Volgens X en Y heeft de rechtbank ten onrechte overwogen dat zij de onderhavige besluiten slechts marginaal kon toetsen, dat daarom beoordeeld moet worden of de Zeilraad bij afweging van de betrokken belangen in redelijkheid tot de besluiten heeft kunnen komen en dat zulks het geval is nu over de vraag of tijdens het Nederlands Kampioenschap Vrijheid 2008 het hebben van een GPS aan boord blijkbaar verschillend kan worden gedacht. Dat er over die vraag verschillend kan worden gedacht blijkt volgens de rechtbank niet alleen uit het partijdebat maar ook uit het feit dat het protestcomité CAM en de Zeilraad daarover verschillend oordeelden. X en Y stellen dat de onderhavige uitspraken van de Zeilraad onjuist waren omdat het aan boord hebben van een GPS was toegestaan en bij hen in ieder geval het vertrouwen was gewekt dat het aan boord hebben van een GPS niet verboden was. Pas na het Nederlands Kampioenschap Vrijheid 2008 is een discussie ontstaan over het gebruik van een GPS en zijn de Klassenvoorschriften in 2009 op dit punt gewijzigd, met dien verstande dat een GPS aan boord niet meer is toegestaan. De ten tijde van het Nederlands Kampioenschap Vrijheid 2008 geldende Klassenvoorschriften (2006) kenden een dergelijk verbod niet.
Het gerechtshof gaat vervolgens in op de vraag of die stellingen juist zijn en komt tot de conclusie dat dat niet het geval is. Zo staat er in de in 2008 van toepassing zijnde Klassenvoorschriften bepaalt: “Wat niet expliciet is toegestaan in deze voorschriften is verboden”. In de Klassen-voorschriften is niet bepaald dat het gebruik van elektronische apparatuur toegelaten is. Volgens het hof heeft de rechtbank met juistheid overwogen dat zij de onderhavige besluiten slechts marginaal kon toetsen. Die marginale toetsing is naar het oordeel van het hof op goede gronden in het nadeel van X en Y uitgevallen. Uit het vooroverwogene volgt dat de besluiten van de Zeilraad inhoudelijk juist zijn, dat bij X en Y niet het vertrouwen is gewekt en dat het hun wel was toegestaan een GPS aan boord te hebben. Ook het feit dat X en Y jarenlang zonder bezwaar van hun tegenstanders en de wedstrijdleiding een GPS hebben kunnen gebruiken, kan hen niet in het gerechtvaardigd vertrouwen hebben gesteld dat zulks was toegestaan. Met het niet vernietigen van de gewraakte besluiten heeft de rechtbank ook niet gehandeld in strijd met met het “nulla poena sine lege” beginsel, zoals X en Y hebben gesteld. X en Y overtraden immers het verbod een GPS aan boord te hebben.

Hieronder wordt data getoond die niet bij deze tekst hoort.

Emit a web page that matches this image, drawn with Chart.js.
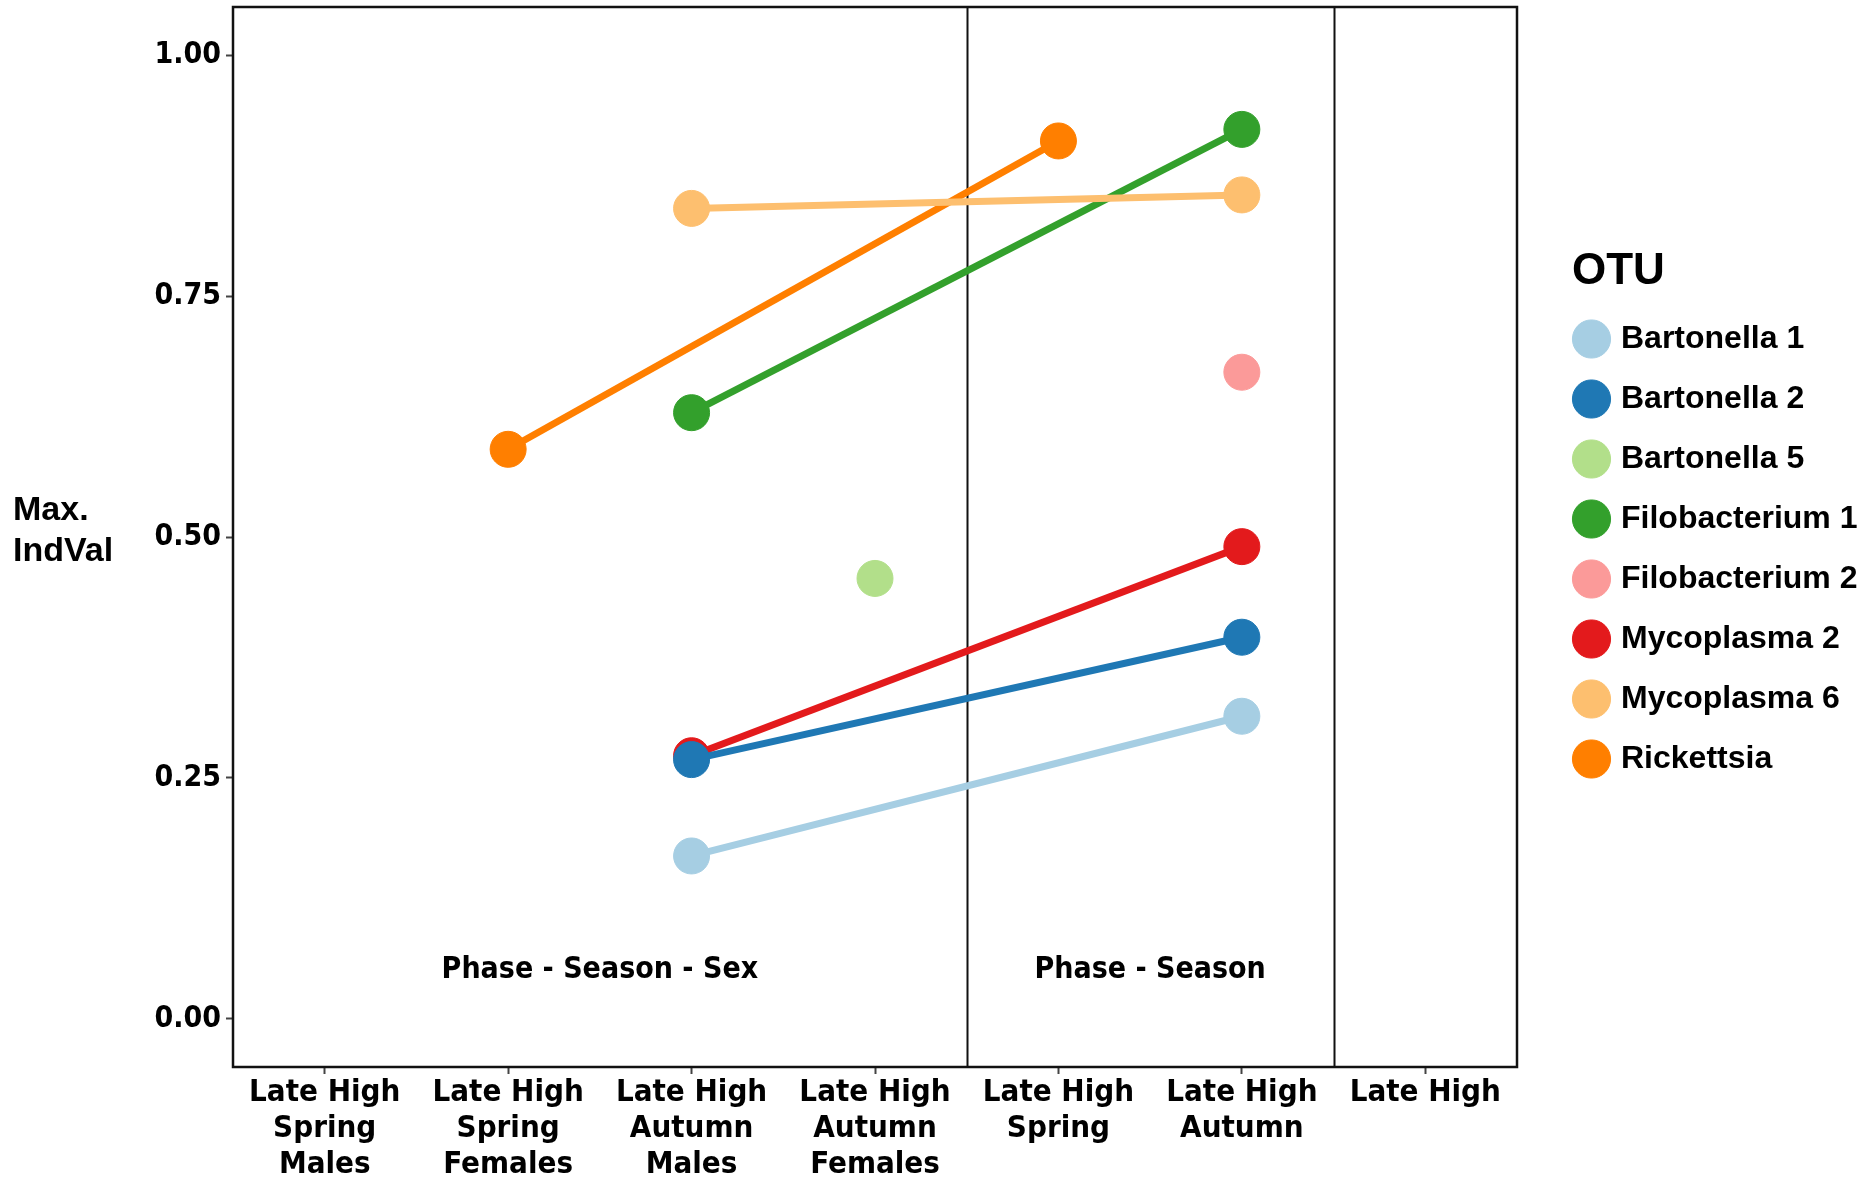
<!DOCTYPE html>
<html>
<head>
<meta charset="utf-8">
<script src="https://cdn.jsdelivr.net/npm/chart.js@4.4.1/dist/chart.umd.min.js"></script>
<style>
  html, body { margin: 0; padding: 0; background: #fff; }
  canvas { display: block; }
</style>
</head>
<body>
<canvas id="indval-chart" width="1873" height="1181"></canvas>
<script>
// Max. IndVal per OTU across the grouping levels (null = OTU not indicative there).
const groups = [
  ["Late High", "Spring", "Males"],
  ["Late High", "Spring", "Females"],
  ["Late High", "Autumn", "Males"],
  ["Late High", "Autumn", "Females"],
  ["Late High", "Spring"],
  ["Late High", "Autumn"],
  ["Late High"],
];

const bartonella1 = [null, null, 0.169, null, null, 0.314, null];
const bartonella2 = [null, null, 0.269, null, null, 0.396, null];
const bartonella5 = [null, null, null, 0.457, null, null, null];
const filobacterium1 = [null, null, 0.629, null, null, 0.923, null];
const filobacterium2 = [null, null, null, null, null, 0.671, null];
const mycoplasma2 = [null, null, 0.273, null, null, 0.490, null];
const mycoplasma6 = [null, null, 0.841, null, null, 0.855, null];
const rickettsia = [null, 0.591, null, null, 0.911, null, null];

const otuNames = ["Bartonella 1", "Bartonella 2", "Bartonella 5", "Filobacterium 1",
  "Filobacterium 2", "Mycoplasma 2", "Mycoplasma 6", "Rickettsia"];
const otuValues = [bartonella1, bartonella2, bartonella5, filobacterium1,
  filobacterium2, mycoplasma2, mycoplasma6, rickettsia];
const otuColors = ["#a6cee3", "#1f78b4", "#b2df8a", "#33a02c",
  "#fb9a99", "#e31a1c", "#fdbf6f", "#ff7f00"];

const yTicks = [0, 0.25, 0.5, 0.75, 1.0];

// section dividers sit between the category bands; labels centred on their bands
const sectionBreaks = [3.5, 5.5];
const sectionLabels = ["Phase - Season - Sex", "Phase - Season"];
const sectionCenters = [1.5, 4.5];
const sectionLabelY = 0.05;

const NARROW = "'DejaVu Sans Condensed', 'Liberation Sans Narrow', sans-serif";
const WIDE = "'Liberation Sans', Arial, sans-serif";

const panelDecor = {
  id: "panelDecor",
  beforeDatasetsDraw(chart) {
    const { ctx, chartArea, scales } = chart;
    ctx.save();
    ctx.strokeStyle = "#111";
    ctx.lineWidth = 2;
    sectionBreaks.forEach((b) => {
      const x = Math.round(scales.x.getPixelForValue(b)) + 0.5;
      ctx.beginPath();
      ctx.moveTo(x, chartArea.top);
      ctx.lineTo(x, chartArea.bottom);
      ctx.stroke();
    });
    ctx.fillStyle = "#000";
    ctx.font = "bold 30px " + NARROW;
    ctx.textAlign = "center";
    ctx.textBaseline = "middle";
    sectionLabels.forEach((label, i) => {
      ctx.fillText(label, scales.x.getPixelForValue(sectionCenters[i]), scales.y.getPixelForValue(sectionLabelY));
    });
    ctx.restore();
  },
  afterDraw(chart) {
    const { ctx, chartArea } = chart;
    ctx.save();
    ctx.strokeStyle = "#111";
    ctx.lineWidth = 2.5;
    ctx.strokeRect(chartArea.left, chartArea.top, chartArea.right - chartArea.left, chartArea.bottom - chartArea.top);
    // horizontal y-axis title, ggplot style
    const cy = (chartArea.top + chartArea.bottom) / 2;
    ctx.fillStyle = "#000";
    ctx.font = "bold 34px " + WIDE;
    ctx.textAlign = "left";
    ctx.textBaseline = "middle";
    ctx.fillText("Max.", 13, cy - 26);
    ctx.fillText("IndVal", 13, cy + 15);
    ctx.restore();
  },
};

new Chart(document.getElementById("indval-chart"), {
  type: "line",
  data: {
    labels: groups,
    datasets: otuNames.map((name, i) => ({
      label: name,
      data: otuValues[i],
      borderColor: otuColors[i],
      backgroundColor: otuColors[i],
      pointBackgroundColor: otuColors[i],
      pointBorderColor: otuColors[i],
      pointBorderWidth: 1,
      borderWidth: 7,
      pointRadius: 18,
      pointHoverRadius: 18,
      spanGaps: true,
      order: name === "Mycoplasma 6" ? -1 : 0,
    })),
  },
  options: {
    responsive: false,
    animation: false,
    layout: { autoPadding: false, padding: { top: 7, right: 13, bottom: 0, left: 0 } },
    plugins: {
      tooltip: { enabled: false },
      legend: {
        position: "right",
        align: "start",
        labels: {
          usePointStyle: true,
          pointStyle: "circle",
          boxWidth: 27,
          boxHeight: 27,
          padding: 28,
          color: "#000",
          font: { family: WIDE, size: 32, weight: "bold" },
          sort: (a, b) => a.datasetIndex - b.datasetIndex,
        },
        title: {
          display: true,
          position: "start",
          text: "\u2002OTU",
          color: "#000",
          font: { family: WIDE, size: 44, weight: "bold", lineHeight: 1.0 },
          padding: { top: 243, bottom: 1 },
        },
      },
    },
    scales: {
      x: {
        type: "category",
        offset: true,
        afterFit: (axis) => { axis.height = 114; axis.paddingLeft = 0; axis.paddingRight = 0; },
        border: { display: false },
        grid: { drawOnChartArea: false, drawTicks: true, tickLength: 7, tickWidth: 2, tickColor: "#444", offset: false },
        ticks: {
          autoSkip: false,
          maxRotation: 0,
          minRotation: 0,
          padding: 1,
          color: "#000",
          font: { family: NARROW, size: 31, weight: "bold", lineHeight: 1.16 },
        },
      },
      y: {
        min: -0.05,
        max: 1.05,
        afterFit: (axis) => { axis.width = 233; axis.paddingTop = 0; axis.paddingBottom = 0; },
        afterBuildTicks: (axis) => { axis.ticks = yTicks.map((v) => ({ value: v })); },
        border: { display: false },
        grid: { drawOnChartArea: false, drawTicks: true, tickLength: 7, tickWidth: 2, tickColor: "#444" },
        ticks: {
          padding: 5,
          color: "#000",
          font: { family: NARROW, size: 30, weight: "bold" },
          callback: (v) => Number(v).toFixed(2),
        },
      },
      gap: {
        // empty spacer between the panel and the legend
        position: "right",
        display: true,
        afterFit: (axis) => { axis.width = 33; axis.paddingTop = 0; axis.paddingBottom = 0; },
        border: { display: false },
        grid: { display: false },
        ticks: { display: false },
      },
    },
  },
  plugins: [panelDecor],
});
</script>
</body>
</html>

4.         Doordat Van der Schilden zowel voorzitter was van de Reglementencommissie en de brief van 19 december 2008 heeft ondertekend als voorzitter van de Zeilraad die de onderhavige besluiten heeft genomen, hebben wij geen eerlijk proces gehad en dat is in strijd met artikel 6 EVRM.

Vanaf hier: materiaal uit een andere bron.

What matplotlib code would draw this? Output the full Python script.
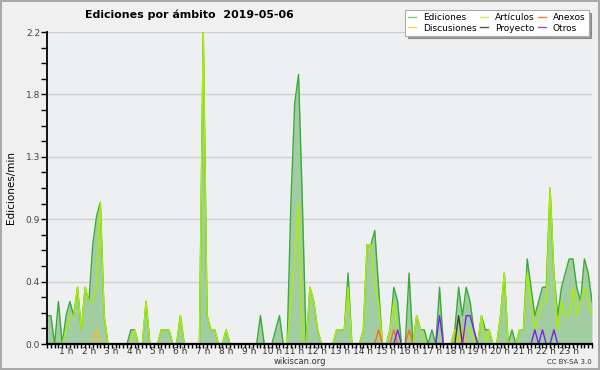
# Ediciones por ámbito, wikiscan 2019-05-06
import numpy as np
import matplotlib
matplotlib.use("Agg")
import matplotlib.pyplot as plt
from matplotlib.lines import Line2D
from matplotlib.transforms import ScaledTranslation

# 10-minute slots, one row per hour (edits / min)
ediciones = [
    .2, .2, 0, .3, 0, .2,
    .3, .2, .4, .1, .4, .3,
    .7, .9, 1.0, .2, 0, 0,
    0, 0, 0, 0, .1, .1,
    0, 0, .3, 0, 0, 0,
    .1, .1, .1, 0, 0, .2,
    0, 0, 0, 0, 0, 2.2,
    .2, .1, .1, 0, 0, .1,
    0, 0, 0, 0, 0, 0,
    0, 0, .2, 0, 0, 0,
    .1, .2, 0, 0, 1.0, 1.7,
    1.9, 1.0, 0, .4, .3, .1,
    0, 0, 0, 0, .1, .1,
    .1, .5, 0, 0, 0, .1,
    .7, .7, .8, .4, 0, 0,
    .1, .4, .3, 0, 0, .5,
    0, .2, .1, .1, 0, .1,
    0, .4, 0, 0, 0, .1,
    .4, .2, .4, .3, .1, 0,
    .2, .1, .1, 0, 0, .2,
    .5, 0, .1, 0, .1, .1,
    .6, .4, .2, .3, .4, .4,
    1.1, .5, .2, .4, .5, .6,
    .6, .4, .3, .6, .5, .3,
]
articulos = [
    0, 0, 0, 0, 0, .1,
    .2, .2, .4, .1, .4, .3,
    .3, .4, 1.0, .2, 0, 0,
    0, 0, 0, 0, 0, .1,
    0, 0, .3, 0, 0, 0,
    .1, .1, .1, 0, 0, .2,
    0, 0, 0, 0, 0, 2.2,
    .2, .1, .1, 0, 0, .1,
    0, 0, 0, 0, 0, 0,
    0, 0, 0, 0, 0, 0,
    0, 0, 0, 0, .3, .6,
    1.0, 0, 0, .4, .3, .1,
    0, 0, 0, 0, .1, .1,
    .1, .4, 0, 0, 0, .1,
    .7, .7, .4, .3, 0, 0,
    .1, .3, .1, 0, 0, 0,
    0, .2, .1, 0, 0, 0,
    0, 0, 0, 0, 0, .1,
    0, .1, .1, .1, 0, 0,
    .2, 0, .1, 0, 0, .2,
    .5, 0, 0, 0, .1, .1,
    .5, .3, .1, .2, .3, .3,
    1.1, .5, .1, .3, .2, .2,
    .4, .2, .3, .4, .3, .2,
]
# sparse series: slot index -> value
anexos_slots, anexos_vals = [87, 91, 95], [.1, .1, .1]
discusiones_slots, discusiones_vals = [13, 109], [.1, .1]
proyecto_slots, proyecto_vals = [108], [.2]
otros_slots = [92, 103, 110, 111, 112, 128, 130, 133]
otros_vals = [.1, .2, .2, .2, .1, .1, .1, .1]

hours = list(range(1, 24))
n = len(ediciones)
x = np.arange(n)

def sparse(slots, vals):
    s = np.zeros(n)
    s[slots] = vals
    return s

anexos = sparse(anexos_slots, anexos_vals)
discusiones = sparse(discusiones_slots, discusiones_vals)
proyecto = sparse(proyecto_slots, proyecto_vals)
otros = sparse(otros_slots, otros_vals)

fig = plt.figure(figsize=(6, 3.7), dpi=100, facecolor="#f0f0f0",
                 edgecolor="#a8a8a8", linewidth=1.5)
ax = fig.add_axes([47/600, 26/370, 545/600, 312/370])
ax.set_facecolor("#eeeff1")

ax.fill_between(x, ediciones, color="#a2cda2", lw=0, zorder=1)
ax.plot(x, ediciones, color="#3aaa3a", lw=1.0, zorder=2)
ax.plot(x, articulos, color="#aaee00", lw=1.0, zorder=2.1)
ax.plot(x, anexos, color="#ff6a1a", lw=1.0, zorder=2.2)
ax.plot(x, discusiones, color="#ffbb22", lw=1.0, zorder=2.2)
ax.plot(x, proyecto, color="#4a3a2a", lw=1.0, zorder=2.2)
ax.plot(x, otros, color="#7a22ee", lw=1.0, zorder=2.2)

ax.set_xlim(0, n - 1)
ax.set_ylim(0, 2.2)

# y axis
yt = [0.44 * k for k in range(6)]
ax.set_yticks(yt)
ax.set_yticklabels(["%.1f" % v for v in yt])
ax.set_yticks([0.11 * k for k in range(21)], minor=True)
ax.yaxis.grid(True, color="#cfcfcf", lw=1)
ax.set_axisbelow(True)
ax.tick_params(axis="y", which="both", length=4, width=1, direction="out",
               labelsize=6.5, labelcolor="#444444", pad=1)

# x axis: tick every slot, labels every hour
ax.set_xticks(x, minor=True)
ax.set_xticks([6 * h for h in hours])
ax.set_xticklabels(["%d h" % h for h in hours])
ax.tick_params(axis="x", which="both", length=3, width=1, direction="out",
               labelsize=6.5, labelcolor="#333333", pad=-0.5)
for lab in ax.get_xticklabels():
    lab.set_transform(lab.get_transform() + ScaledTranslation(-0.04, 0, fig.dpi_scale_trans))

for s in ["top", "right"]:
    ax.spines[s].set_visible(False)
ax.spines["left"].set_linewidth(1.3)
ax.spines["bottom"].set_linewidth(1.6)

ax.set_ylabel("Ediciones/min", fontsize=7.5, labelpad=7)

fig.text(85/600, 1 - 15/370, "Ediciones por ámbito  2019-05-06", fontsize=7.9,
         fontweight="bold", va="center", ha="left")
fig.text(0.5, 1 - 362/370, "wikiscan.org", fontsize=6, color="#333333",
         ha="center", va="center")
fig.text(592/600, 1 - 362/370, "CC BY-SA 3.0", fontsize=5, color="#333333",
         ha="right", va="center")

handles = [
    Line2D([], [], color="#7ccf7c", lw=1),
    Line2D([], [], color="#ffd24d", lw=1),
    Line2D([], [], color="#ccf050", lw=1),
    Line2D([], [], color="#555555", lw=1),
    Line2D([], [], color="#ff8040", lw=1),
    Line2D([], [], color="#9a4af0", lw=1),
]
labels = ["Ediciones", "Discusiones", "Artículos", "Proyecto", "Anexos", "Otros"]
leg = fig.legend(handles, labels, ncol=3, loc="upper left",
                 bbox_to_anchor=(405/600, 1 - 10/370), fontsize=6.5,
                 frameon=True, fancybox=False, shadow=True, framealpha=1,
                 edgecolor="#aaaaaa", handlelength=0.9, handletextpad=0.8,
                 columnspacing=0.3, labelspacing=0.15, borderpad=0.35,
                 borderaxespad=0)
leg.get_frame().set_linewidth(0.8)

fig.savefig("out.png", dpi=100, facecolor=fig.get_facecolor(), edgecolor=fig.get_edgecolor())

Ook met dat standpunt is het hof het niet mee eens. De Zeilraad bestond, naar Van der Schilden ook tijdens de pleidooien in hoger beroep heeft bevestigd en X en Y niet hebben tegengesproken, uit een aantal leden die ook op Olympisch niveau als “international judge” functioneren, gelet op de statuur van de andere leden had Van der Schilden zijn mening niet kunnen doordrukken indien de andere leden het niet met hem eens waren, deelname van Van der Schilden aan zowel Reglementencommissie als Zeilraad is niet in strijd met de interne regels ter zake, X en Y zijn in de gelegenheid geweest hun visie op het geschil in de procedure bij de Zeilraad naar voren te brengen en de Zeilraad heeft die visie ook bij zijn beoordeling betrokken en afdoende gemotiveerd waarom zij tot een ander oordeel is gekomen dan het protestcomité CAM.

Oordeel
Grieven falen en leiden niet tot vernietiging van het bestreden vonnis.